These were the founding members and their descendants, in addition to all those who were taken into the commune from time to time. The consuls were always drawn from this corps. During the first generation or so of the commune’s existence, the general assembly was quite likely convened with some regularity, and in times of trouble even more often. Here the views of leading men were heard and important decisions taken, usually by acclamation. Later, as the commune expanded and assembly meetings became more difficult to manage, the “parliament of the whole” was called less often — on Sundays, say, or even once a year — and it carried less weight, save in emergency sessions.

Voting in the general assembly was done by fiat: men shouted yes or no. All real communal authority issued from this body and could return to it. A parliament was the supreme authority, the fnal decision-making body. But the legislative initiative, the power to move change, lay with the consuls; and historians suspect that no true discussion was permitted in the general assembly. The consuls introduced all proposals. One of the leading consuls defended the motion before the assembled commune; then, possibly, two or three of the more experienced notables were invited to speak and the assembly moved directly to a vote by acclamation.

The consulate, the assembled body of consuls, was the commune’s highest executive and judicial magistracy. All important daily matters were discussed and decided here. Having sounded out the general assembly, the consuls made war and peace, led the communal armies, were responsible for the defense of the city, levied taxes, sired legislation, and served as the final appellate court. The consulate was the focus of power in the early commune: it was always coveted, always prized by the ambitious. The number of consuls varied according to time and place. A range of from four to twenty consuls was not uncommon; more often they numbered from four to twelve. Generally speaking, a term of office was for one year — initially at Genoa for three years — and an incumbent could not return to the consulate until after the elapse of one or two additional terms. But this practice was abolished. The commune sheltered groups in favor of a tighter hold over elections and over the sorting out of power. Triumphing, these groups evolved the practice whereby consuls elected their own successors directly or indirectly. To be effective, consulates doubtless sought to have amicable relations with the commune’s collective manifestation, the general assembly. But it is clear, too, that some limiting principle, attaching most likely to quality [Martines’ italics] as a function of property and status, served to restrict effective power to a select number of men and families.[803]

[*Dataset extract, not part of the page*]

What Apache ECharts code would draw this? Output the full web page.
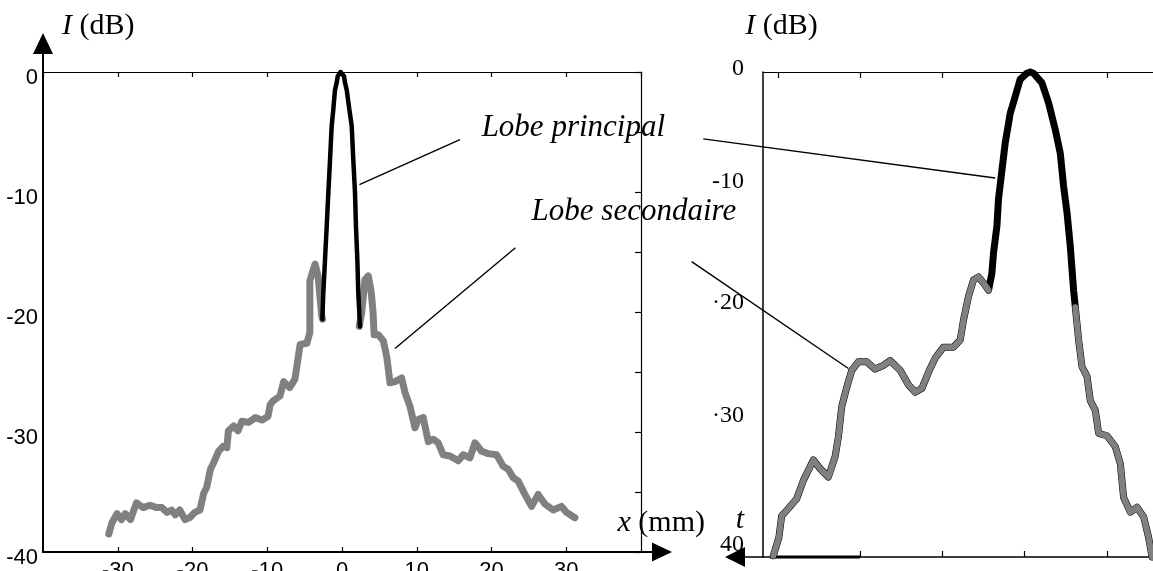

And here is something else the ex-Director did not quote: “The nobility dominated the consulate, manipulated the general assembly, and ruled the city ... “[804] So cynical an instance of deceit by selective quotation does not come along often unless one often reads Bookchin.

The Director Emeritus must think his readers have the attention span of a hyperactive toddler. At one point he admits the real import of the sources: “What is insufficiently known about the Italian commune is the extent to which it became a stage for a working democracy and its actors a new expression for [sic] an active citizenry.” Translation: we don’t know if the Italian communes were democratic. He ought not to be even talking about them. But two sentences later his knowledge is now sufficient and the findings are gratifying: “Democracy clearly emerged in the early Italian cities, not only representative forms of governance and oligarchies of various kinds, only to submerge and then reappear again for a short time in richly articulated forms.”[805]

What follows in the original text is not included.